Em resposta às conclusões do relatório, a gigante norte-americana do chocolate Mars afirmou, num comunicado, que não devia haver trabalho infantil na produção de cacau. A empresa refere ainda que se comprometeu a contribuir com mil milhões de dólares numa estratégia de abastecimento responsável e apelou a que fosse criada uma legislação para abordar as questões sobre o trabalho infantil nas fazendas de cacau da África Ocidental.
Charity Ryerson, fundadora do grupo de campanha dos EUA Corporate Accountability Lab, afirmou ao Guardian que há um sentimento generalizado de que a indústria de chocolate é culpada por uma "hipocrisia alucinante". E que, "se quiser, pode acabar com o trabalho infantil amanhã".
"Nos últimos 20 anos, a indústria do cacau investiu grande habilidade e recursos em relações públicas em torno da sustentabilidade, mas o aumento do trabalho infantil demonstra que falhou totalmente nessa mesma experiência e investimento para criar sustentabilidade real".
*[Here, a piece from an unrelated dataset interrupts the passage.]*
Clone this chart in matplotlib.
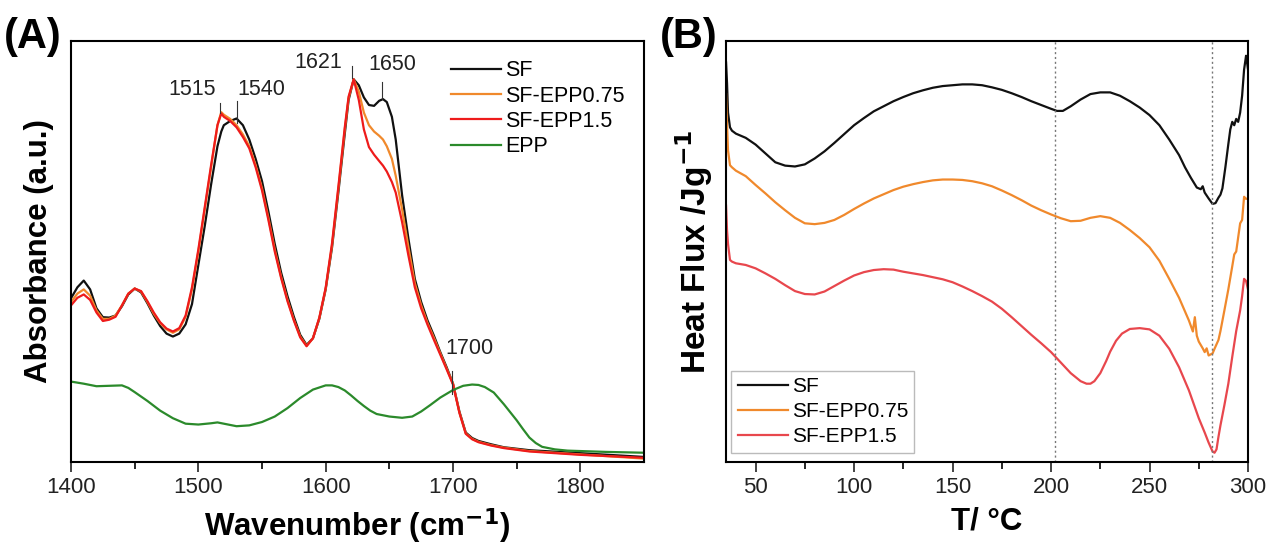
import numpy as np
import matplotlib.pyplot as plt

plt.rcParams["font.family"] = ["Liberation Sans", "DejaVu Sans"]

# ---- (A) FTIR ----
wn = [1400, 1405, 1410, 1415, 1420, 1425, 1430, 1435, 1440, 1445, 1450, 1455,
      1460, 1465, 1470, 1475, 1480, 1485, 1490, 1495, 1500, 1505, 1510, 1515,
      1518, 1520, 1525, 1530, 1535, 1540, 1545, 1550, 1555, 1560, 1565, 1570,
      1575, 1580, 1585, 1590, 1595, 1600, 1605, 1610, 1615, 1618, 1622, 1626,
      1630, 1634, 1638, 1642, 1645, 1648, 1652, 1655, 1660, 1665, 1670, 1675,
      1680, 1685, 1690, 1695, 1700, 1705, 1710, 1715, 1720, 1730, 1740, 1760,
      1800, 1850]
sf_a = [0.389, 0.415, 0.431, 0.410, 0.365, 0.344, 0.343, 0.348, 0.370, 0.398,
        0.412, 0.403, 0.377, 0.348, 0.323, 0.305, 0.298, 0.305, 0.327, 0.375,
        0.468, 0.560, 0.659, 0.750, 0.785, 0.800, 0.810, 0.816, 0.800, 0.766,
        0.720, 0.667, 0.595, 0.518, 0.450, 0.394, 0.345, 0.302, 0.278, 0.294,
        0.340, 0.410, 0.510, 0.642, 0.780, 0.860, 0.909, 0.895, 0.866, 0.848,
        0.846, 0.858, 0.862, 0.855, 0.820, 0.766, 0.634, 0.530, 0.435, 0.380,
        0.336, 0.300, 0.261, 0.225, 0.186, 0.120, 0.070, 0.057, 0.050, 0.042,
        0.035, 0.028, 0.021, 0.012]
epp075_a = [0.380, 0.400, 0.410, 0.395, 0.360, 0.340, 0.340, 0.348, 0.372, 0.400,
            0.412, 0.405, 0.380, 0.352, 0.330, 0.315, 0.307, 0.315, 0.345, 0.410,
            0.500, 0.600, 0.700, 0.800, 0.831, 0.825, 0.815, 0.800, 0.778, 0.750,
            0.705, 0.650, 0.580, 0.505, 0.440, 0.385, 0.338, 0.298, 0.276, 0.294,
            0.342, 0.412, 0.515, 0.650, 0.790, 0.865, 0.909, 0.880, 0.830, 0.800,
            0.785, 0.775, 0.766, 0.750, 0.720, 0.680, 0.600, 0.510, 0.425, 0.372,
            0.330, 0.295, 0.258, 0.222, 0.186, 0.118, 0.068, 0.055, 0.048, 0.040,
            0.034, 0.026, 0.018, 0.008]
epp15_a = [0.372, 0.390, 0.398, 0.385, 0.355, 0.335, 0.338, 0.345, 0.372, 0.400,
           0.412, 0.406, 0.382, 0.355, 0.332, 0.317, 0.310, 0.318, 0.348, 0.415,
           0.505, 0.605, 0.705, 0.800, 0.828, 0.820, 0.810, 0.795, 0.772, 0.745,
           0.700, 0.645, 0.575, 0.500, 0.437, 0.382, 0.336, 0.296, 0.275, 0.294,
           0.343, 0.414, 0.520, 0.655, 0.795, 0.868, 0.909, 0.860, 0.790, 0.748,
           0.730, 0.715, 0.704, 0.690, 0.665, 0.640, 0.570, 0.490, 0.415, 0.365,
           0.326, 0.290, 0.255, 0.220, 0.184, 0.117, 0.067, 0.054, 0.047, 0.039,
           0.033, 0.025, 0.017, 0.010]
wn_epp = [1400, 1410, 1420, 1430, 1440, 1445, 1450, 1460, 1470, 1480, 1490, 1500,
          1510, 1515, 1520, 1530, 1540, 1550, 1560, 1570, 1580, 1590, 1600, 1605,
          1610, 1615, 1620, 1625, 1630, 1635, 1640, 1650, 1660, 1668, 1675, 1682,
          1690, 1700, 1708, 1715, 1720, 1725, 1732, 1740, 1745, 1750, 1755, 1760,
          1765, 1770, 1780, 1790, 1820, 1850]
epp_a = [0.191, 0.186, 0.180, 0.181, 0.182, 0.176, 0.166, 0.145, 0.122, 0.104,
         0.091, 0.089, 0.092, 0.094, 0.091, 0.085, 0.087, 0.095, 0.108, 0.128,
         0.152, 0.172, 0.182, 0.182, 0.178, 0.170, 0.158, 0.145, 0.133, 0.122,
         0.114, 0.108, 0.105, 0.108, 0.120, 0.135, 0.153, 0.171, 0.181, 0.184,
         0.183, 0.178, 0.165, 0.137, 0.118, 0.099, 0.078, 0.058, 0.045, 0.036,
         0.030, 0.027, 0.024, 0.022]

# peak labels
peak_labels = ["1515", "1540", "1621", "1650", "1700"]
peak_line_x = [1517, 1530.4, 1621, 1644, 1699]
peak_line_y0 = [0.829, 0.805, 0.911, 0.862, 0.162]
peak_line_y1 = [0.853, 0.857, 0.940, 0.902, 0.215]
peak_text_x = [1495.4, 1549.2, 1594, 1652, 1712.6]
peak_text_y = [0.884, 0.884, 0.949, 0.944, 0.269]

# ---- (B) DSC ----
t_sf = [35, 35.5, 36, 37, 38, 40, 45, 50, 55, 60, 65, 70, 75, 80, 85, 90, 95,
        100, 105, 110, 115, 120, 125, 130, 135, 140, 145, 150, 155, 160, 165,
        170, 175, 180, 185, 190, 195, 200, 203, 206, 210, 215, 220, 225, 230,
        235, 240, 245, 250, 255, 260, 265, 268, 271, 274, 276, 277, 278, 280,
        282, 283.5, 285, 286, 287, 288.5, 290, 291, 292, 293, 294, 295, 296,
        297, 298, 299, 299.5, 300]
sf_b = [0.949, 0.900, 0.830, 0.795, 0.787, 0.780, 0.770, 0.754, 0.733, 0.712,
        0.704, 0.702, 0.707, 0.721, 0.738, 0.758, 0.779, 0.800, 0.817, 0.833,
        0.845, 0.857, 0.867, 0.876, 0.883, 0.889, 0.893, 0.895, 0.897, 0.897,
        0.895, 0.890, 0.884, 0.876, 0.867, 0.857, 0.848, 0.839, 0.834, 0.834,
        0.845, 0.861, 0.874, 0.878, 0.878, 0.870, 0.857, 0.842, 0.824, 0.800,
        0.766, 0.729, 0.700, 0.675, 0.652, 0.648, 0.655, 0.640, 0.626, 0.613,
        0.615, 0.628, 0.635, 0.650, 0.700, 0.755, 0.790, 0.808, 0.800, 0.815,
        0.808, 0.830, 0.870, 0.932, 0.965, 0.950, 0.932]
t_075 = [35, 35.5, 36, 37, 38, 40, 45, 50, 55, 60, 65, 70, 75, 80, 85, 90, 95,
         100, 105, 110, 115, 120, 125, 130, 135, 140, 145, 150, 155, 160, 165,
         170, 175, 180, 185, 190, 195, 200, 205, 210, 215, 220, 225, 230, 235,
         240, 245, 250, 255, 260, 265, 270, 272, 273, 274, 275, 277, 278, 279,
         280, 282, 283, 285, 286, 288, 290, 292, 293, 294, 296, 297, 298, 299, 300]
epp075_b = [0.874, 0.800, 0.740, 0.705, 0.700, 0.692, 0.679, 0.658, 0.638, 0.617,
            0.598, 0.580, 0.567, 0.565, 0.568, 0.575, 0.587, 0.601, 0.614, 0.626,
            0.636, 0.646, 0.654, 0.660, 0.665, 0.669, 0.671, 0.671, 0.670, 0.667,
            0.662, 0.655, 0.645, 0.634, 0.622, 0.609, 0.598, 0.588, 0.579, 0.572,
            0.573, 0.580, 0.584, 0.580, 0.568, 0.551, 0.532, 0.510, 0.478, 0.435,
            0.390, 0.336, 0.310, 0.344, 0.300, 0.286, 0.270, 0.261, 0.270, 0.253,
            0.258, 0.269, 0.290, 0.311, 0.360, 0.410, 0.465, 0.493, 0.500, 0.567,
            0.575, 0.630, 0.625, 0.626]
t_15 = [35, 35.5, 36, 37, 38, 40, 45, 50, 55, 60, 65, 70, 75, 80, 85, 90, 95,
        100, 105, 110, 115, 120, 125, 130, 135, 140, 145, 150, 155, 160, 165,
        170, 175, 180, 185, 190, 195, 200, 205, 210, 215, 218, 220, 222, 225,
        228, 230, 233, 236, 240, 245, 250, 255, 260, 265, 270, 275, 278, 280,
        282, 283, 284, 285, 286, 288, 290, 292, 294, 296, 297, 298, 299, 300]
epp15_b = [0.609, 0.550, 0.518, 0.480, 0.476, 0.472, 0.468, 0.460, 0.448, 0.435,
           0.420, 0.406, 0.399, 0.398, 0.405, 0.418, 0.431, 0.443, 0.451, 0.456,
           0.458, 0.457, 0.452, 0.448, 0.444, 0.439, 0.434, 0.427, 0.417, 0.406,
           0.394, 0.381, 0.364, 0.344, 0.323, 0.302, 0.282, 0.261, 0.236, 0.211,
           0.192, 0.186, 0.186, 0.192, 0.211, 0.240, 0.262, 0.288, 0.305, 0.316,
           0.318, 0.315, 0.300, 0.269, 0.225, 0.170, 0.104, 0.070, 0.046, 0.025,
           0.022, 0.030, 0.060, 0.087, 0.135, 0.186, 0.250, 0.311, 0.360, 0.394,
           0.435, 0.430, 0.410]
guide_t = [202, 281.5]

black = "#111111"
orange = "#f0892c"
red_a = "#ee1b1b"
green = "#2b8a2b"
red_b = "#e8474d"

fig = plt.figure(figsize=(12.66, 5.47), dpi=100)
ax1 = fig.add_axes([0.0561, 0.1554, 0.4526, 0.7696])
ax2 = fig.add_axes([0.5735, 0.1554, 0.4123, 0.7696])

ax1.plot(wn, sf_a, color=black, lw=1.6, label="SF")
ax1.plot(wn, epp075_a, color=orange, lw=1.6, label="SF-EPP0.75")
ax1.plot(wn, epp15_a, color=red_a, lw=1.6, label="SF-EPP1.5")
ax1.plot(wn_epp, epp_a, color=green, lw=1.6, label="EPP")
for lab, lx, y0, y1, tx, ty in zip(peak_labels, peak_line_x, peak_line_y0,
                                   peak_line_y1, peak_text_x, peak_text_y):
    ax1.plot([lx, lx], [y0, y1], color="#333333", lw=0.8)
    ax1.text(tx, ty, lab, fontsize=15.5, ha="center", va="center", color="#222222")
ax1.set_xlim(1400, 1850)
ax1.set_ylim(0, 1)
ax1.set_xticks([1400, 1500, 1600, 1700, 1800])
ax1.set_xticks(np.arange(1450, 1850, 100), minor=True)
ax1.set_yticks([])
ax1.set_xlabel("Wavenumber (cm$^{\\mathbf{-1}}$)", fontsize=22.5, fontweight="bold", labelpad=6)
ax1.set_ylabel("Absorbance (a.u.)", fontsize=22.5, fontweight="bold", labelpad=12)
ax1.legend(loc="upper right", frameon=False, fontsize=15.5, handlelength=2.3,
           handletextpad=0.2, labelspacing=0.2, bbox_to_anchor=(1.0, 1.0))

ax2.plot(t_sf, sf_b, color=black, lw=1.6, label="SF")
ax2.plot(t_075, epp075_b, color=orange, lw=1.6, label="SF-EPP0.75")
ax2.plot(t_15, epp15_b, color=red_b, lw=1.6, label="SF-EPP1.5")
for g in guide_t:
    ax2.axvline(g, color="#777777", lw=1.0, ls=(0, (1.5, 2)))
ax2.set_xlim(35, 300)
ax2.set_ylim(0, 1)
ax2.set_xticks([50, 100, 150, 200, 250, 300])
ax2.set_xticks([75, 125, 175, 225, 275], minor=True)
ax2.set_yticks([])
ax2.set_xlabel("T/ °C", fontsize=22.5, fontweight="bold", labelpad=6)
ax2.set_ylabel("Heat Flux /Jg$^{\\mathbf{-1}}$", fontsize=24, fontweight="bold", labelpad=8)
leg = ax2.legend(loc="lower left", fontsize=15, handlelength=2.4, handletextpad=0.2,
                 labelspacing=0.3, fancybox=False, edgecolor="#bbbbbb", framealpha=1,
                 borderpad=0.3, borderaxespad=0.25, bbox_to_anchor=(0.0, 0.01))
leg.get_frame().set_linewidth(1.0)

for ax in (ax1, ax2):
    for s in ax.spines.values():
        s.set_linewidth(1.5)
    ax.tick_params(axis="x", which="major", direction="out", length=7, width=1.2,
                   labelsize=16, pad=4, colors="#222222")
    ax.tick_params(axis="x", which="minor", direction="out", length=5, width=1.2)

fig.text(0.003, 0.933, "(A)", fontsize=30, fontweight="bold", va="center")
fig.text(0.521, 0.933, "(B)", fontsize=30, fontweight="bold", va="center")

fig.savefig("out.png", dpi=100)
A verdade é que a maioria das empresas que compram o cacau negam as acusações do relatório, argumentando que o problema é complexo e não é facilmente resolvido.
O presidente da WCF (World Cocoa Foundation), Richard Scobey, considera que o relatório mostrou que o trabalho infantil continua a ser um desafio persistente, mas que os programas do governo e das empresas para reduzi-lo estão a fazer a diferença.
"As metas para reduzir o trabalho infantil foram definidas sem a compreensão total da complexidade e escala de um desafio fortemente associado à pobreza na África rural e sem antecipar o aumento significativo na produção de cacau na última década", acrescentou num comunicado.
O governo do Gana questionou, entretanto, a fiabilidade dos números que revelam a prevalência de crianças a trabalhar ilegalmente e em trabalhos perigosos.
"Isto levanta dúvidas sobre a fiabilidade das conclusões para qualquer formulação e implementação de políticas significativas", disse o Ministério do Emprego e das Relações de Trabalho do Gana.
Por sua vez, a Costa do Marfim acolheu os resultados revistos, tendo ambos os países reiterado o compromisso com a erradicação do trabalho infantil na exploração do cacau.